Still waiting. He said he'd call between 2 and 10... apparently he's like the Comcast of drug dealers.
Ok I might come if this chair quits being so great...I'm also seeing this bush in the corner turn into a witch
Sandwiches are there for you when porn isn't.
Nothing says "I'm a sorority girl" like puking at 830 in the am, wearing my anti-hazing pin, and getting ready for a tea party.
so the girl i've been sleeping with for 3 weeks now just figured out that i don't know her name
Passed out in a rocking chair on her porch. Woke up to the tow truck taking away my car.

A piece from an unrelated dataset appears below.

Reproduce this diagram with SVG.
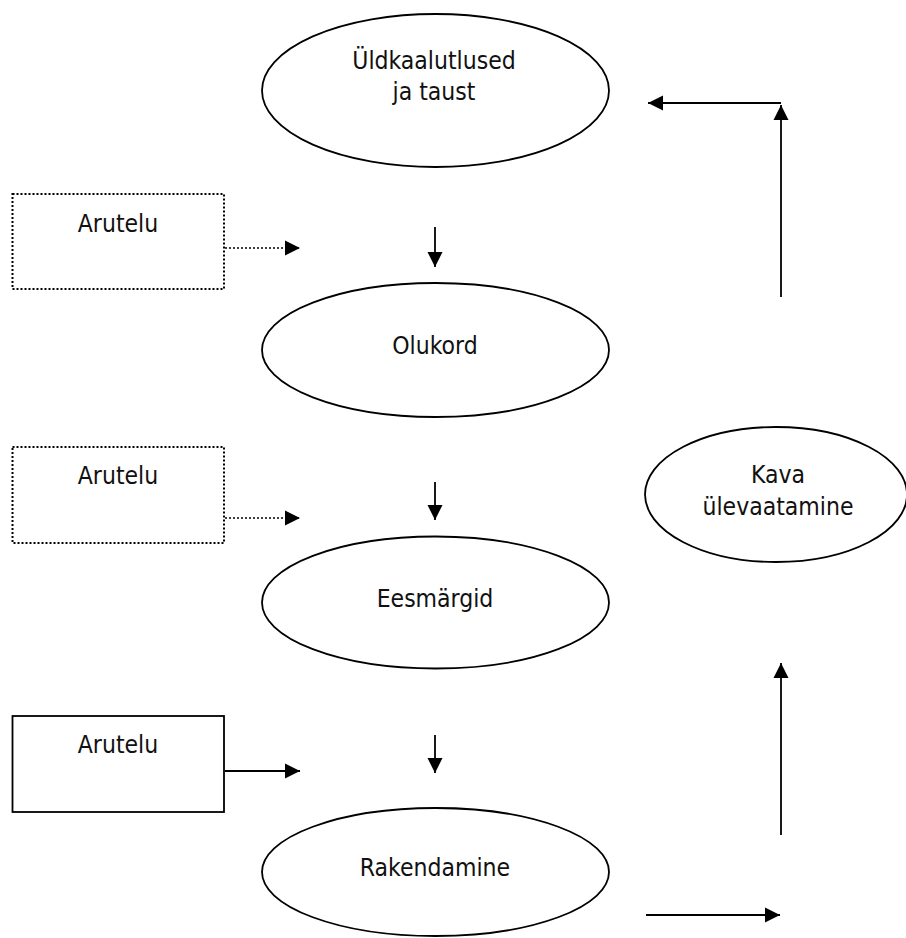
<svg xmlns="http://www.w3.org/2000/svg" width="906" height="938" viewBox="0 0 906 938">
<style>
  .node ellipse { fill: #fff; stroke: #000; stroke-width: 1.8; }
  .box rect { fill: #fff; stroke: #000; stroke-width: 1.8; }
  .box.dotted rect { stroke-dasharray: 2 2; stroke-width: 2; }
  text { font-family: "DejaVu Sans Condensed", "DejaVu Sans", Verdana, sans-serif; font-stretch: condensed; font-size: 24.5px; fill: #111; text-anchor: middle; }
  .conn { stroke: #000; stroke-width: 1.8; fill: none; marker-end: url(#arrow); }
  .conn.dotted { stroke-dasharray: 2 2; stroke-width: 1.6; }
</style>
<defs>
  <marker id="arrow" markerUnits="userSpaceOnUse" markerWidth="16" markerHeight="16" refX="15" refY="8" orient="auto">
    <path d="M0,0.5 L15,8 L0,15.5 Z" fill="#000"/>
  </marker>
</defs>
<rect width="906" height="938" fill="#fff"/>

<g id="n-yldkaalutlused" class="node">
  <ellipse cx="435.5" cy="90.5" rx="173.5" ry="76.5"/>
  <text x="434" y="69">Üldkaalutlused</text>
  <text x="434" y="100">ja taust</text>
</g>
<g id="n-olukord" class="node">
  <ellipse cx="435.5" cy="350" rx="173.5" ry="67"/>
  <text x="435" y="354">Olukord</text>
</g>
<g id="n-eesmargid" class="node">
  <ellipse cx="435.5" cy="602.5" rx="173.5" ry="66"/>
  <text x="435" y="607">Eesmärgid</text>
</g>
<g id="n-rakendamine" class="node">
  <ellipse cx="435.5" cy="872" rx="173.5" ry="64"/>
  <text x="435" y="876">Rakendamine</text>
</g>
<g id="n-kava" class="node">
  <ellipse cx="776" cy="494.5" rx="131" ry="67.5"/>
  <text x="778" y="483">Kava</text>
  <text x="778" y="515">ülevaatamine</text>
</g>

<g id="b-arutelu1" class="box dotted">
  <rect x="12.5" y="194" width="211.5" height="95"/>
  <text x="118" y="232">Arutelu</text>
</g>
<g id="b-arutelu2" class="box dotted">
  <rect x="12.5" y="447" width="211.5" height="96"/>
  <text x="118" y="484">Arutelu</text>
</g>
<g id="b-arutelu3" class="box">
  <rect x="12.5" y="716" width="211.5" height="96"/>
  <text x="118" y="753">Arutelu</text>
</g>

<g id="connectors">
  <line class="conn dotted" x1="225" y1="248" x2="300" y2="248"/>
  <line class="conn dotted" x1="225" y1="518" x2="300" y2="518"/>
  <line class="conn" x1="225" y1="771" x2="300" y2="771"/>
  <line class="conn" x1="435" y1="227" x2="435" y2="267"/>
  <line class="conn" x1="435" y1="482" x2="435" y2="520"/>
  <line class="conn" x1="435" y1="735" x2="435" y2="773"/>
  <line class="conn" x1="646" y1="915" x2="780" y2="915"/>
  <line class="conn" x1="781" y1="835" x2="781" y2="663"/>
  <line class="conn" x1="781" y1="297" x2="781" y2="105"/>
  <line class="conn" x1="781" y1="103" x2="648" y2="103"/>
</g>
</svg>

Me and the cabbie are stopping on the way at a sit down restaurant to eat. My life is so sad.
She had a tattoo on her pelvis that said "it's cock-o-clock" an had clocks and hot dogs exploding away from it. I'd like to tell you it was deal breaker buuuuuuut.......
TACOBELL COOL RANCH TACOS MARCH 7TH. I think realistically that will be more like valentines day for us. Bc nothing says romance like tacobell.
Ask her if it hurt when she broke through earths crust as she ascended from hell
Let the record show that the first hour of my twenty-first was spent shooting tequila ans discussing the emotional integrity of werewolves.
FIND ME A DICK TO RIDE THAT HOPEFULLY IS ATTACHED TO A CUTE PERSON AND NICE PERSONALITY
CHALLENGE ACCEPTED. Is it okay if I only get 2 out of 3?
The D is nonnegotable.
Ripping out my IUD in Dave and busters bathroom
So hypothetically speaking.. say someone dropped their birth control pill in a hot bowl of soup, and it possibly disintegrated.. would it be just as useful?
If I hear that song one more time I will drive to hell and make John Lennon eat my ass.